Me: Boo! Get a haircut frenchy!

Or something in that vein. Hilarious. I should be a sitcom writer. Actually, I would rather staple my eyeballs to a brick then throw the brick into a vat of vinegar than be a sitcom writer. Actually, what am I saying? It sounds fun. Oh well, I still lose my eyeballs.



And now for History. I was slightly more confident for this baby, as I had done a little revision. Well, as long as nothing went wrong.

Problem three: I was given the second most wobbly desk in the entire world. What was this, a conspiracy? Piss off Thomas day? Anyway, I still had my handy calendar. I hope nothing interesting is happening in the middle three weeks. Because that information is still on the floor of the hall. Sod's law, a flaming clown troupe will come to town. Bugger.

History was OK, except I sort of sank into a coma-style condition halfway through, when I just sat, stared at my paper, and spent a good five minutes thinking about my last birthday party. Oddly. Needless to say, when I woke up, there was a lot of very fast writing going on.

Problem four: My pen has a leek. My finger looks like I've been doing very dirty things to the Smurfs. Well, I'm sure they deserve it, blue little twats. Fucking Smurfs, always to happy and carefree. I cheered for that cool wizard guy, every day. At least he had a plan. Gargamel, that was his name. Yep, Lucia, you can add 'watches the Smurfs' to your list of things that is wrong with me, as well as jigsaw puzzles, Lizzy McGuire and the revision timetable.

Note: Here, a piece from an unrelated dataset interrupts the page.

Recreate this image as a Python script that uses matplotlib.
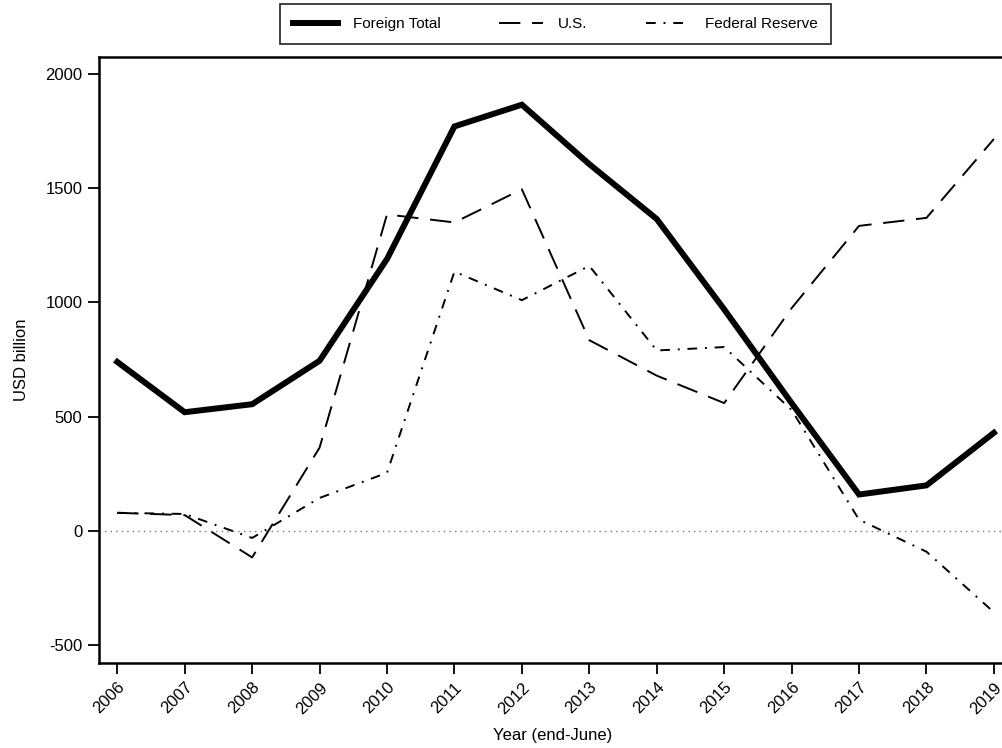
import matplotlib
matplotlib.use('Agg')
import matplotlib.pyplot as plt

plt.rcParams['font.family'] = ['Liberation Sans', 'DejaVu Sans']

# values (USD billion, end-June)
years = list(range(2006, 2020))
foreign_total = [740, 520, 555, 745, 1190, 1770, 1865, 1605, 1365, 970, 560, 160, 200, 430]
us = [80, 70, -115, 365, 1385, 1350, 1495, 835, 680, 560, 975, 1335, 1370, 1715]
fed_reserve = [80, 75, -30, 145, 255, 1135, 1010, 1160, 790, 805, 530, 50, -90, -355]

fig = plt.figure(figsize=(10.03, 7.48), dpi=100)
ax = fig.add_axes([0.0987, 0.1136, 0.905, 0.81])

ax.axhline(0, color='#777777', linestyle=(0, (1, 3)), linewidth=1)
ax.plot(years, foreign_total, color='black', linewidth=4.3, label='Foreign Total',
        solid_joinstyle='miter')
ax.plot(years, us, color='black', linewidth=1.4, dashes=(11, 6), label='U.S.')
ax.plot(years, fed_reserve, color='black', linewidth=1.4, dashes=(5, 4, 1, 4),
        label='Federal Reserve')

ax.set_xlim(2005.729, 2019.19)
ax.set_ylim(-577, 2073)
ax.set_xticks(years)
ax.set_xticklabels([str(y) for y in years], rotation=45, ha='right',
                   rotation_mode='anchor', fontsize=12)
ax.set_yticks([-500, 0, 500, 1000, 1500, 2000])
ax.set_yticklabels(['-500', '0', '500', '1000', '1500', '2000'], fontsize=12)
ax.tick_params(direction='out', length=8, width=1.3, pad=4)

for s in ax.spines.values():
    s.set_linewidth(1.8)

ax.set_xlabel('Year (end-June)', fontsize=12, labelpad=8)
ax.set_ylabel('USD billion', fontsize=12, labelpad=12)

leg = ax.legend(loc='upper center', bbox_to_anchor=(0.503, 1.1), ncol=3,
                frameon=True, fancybox=False, edgecolor='black', fontsize=11,
                handlelength=2.9, handletextpad=1.0, columnspacing=3.8,
                borderpad=0.85)
leg.get_frame().set_linewidth(1.3)

fig.savefig('out.png', dpi=100)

I can't be bothered to write any more. Just space for two very important little messages:



1: Mr Clarke managed to drive a boating launch ONTO the landing stage and nearly slice up Miss Edwards with the propeller. Very smart, you would think, but he wasn't even sitting in it at the time! Mr Clarke: DUDE. I wish I was there. Well, not in that spot, a safe distance away.



2. DEBASER!



God Bless you, each and every one of you.

Except these people:



Ogg (you slimy git)

Bibby (I know it's your birthday, but there's no excuse for ripping a chunk of flesh out of the neck of the sweetest girl to walk the earth)

Cassie (just because)

Whoever invented Differentiation. Do you know how hard that thing is to learn in five minutes? I have to do all my Core Maths revision TONIGHT. I'm screwed. You wanker.

Paul and Marios: The thing with my little brother. Eww.



Kill zombies with... a wobbly desk. Annoy them to death.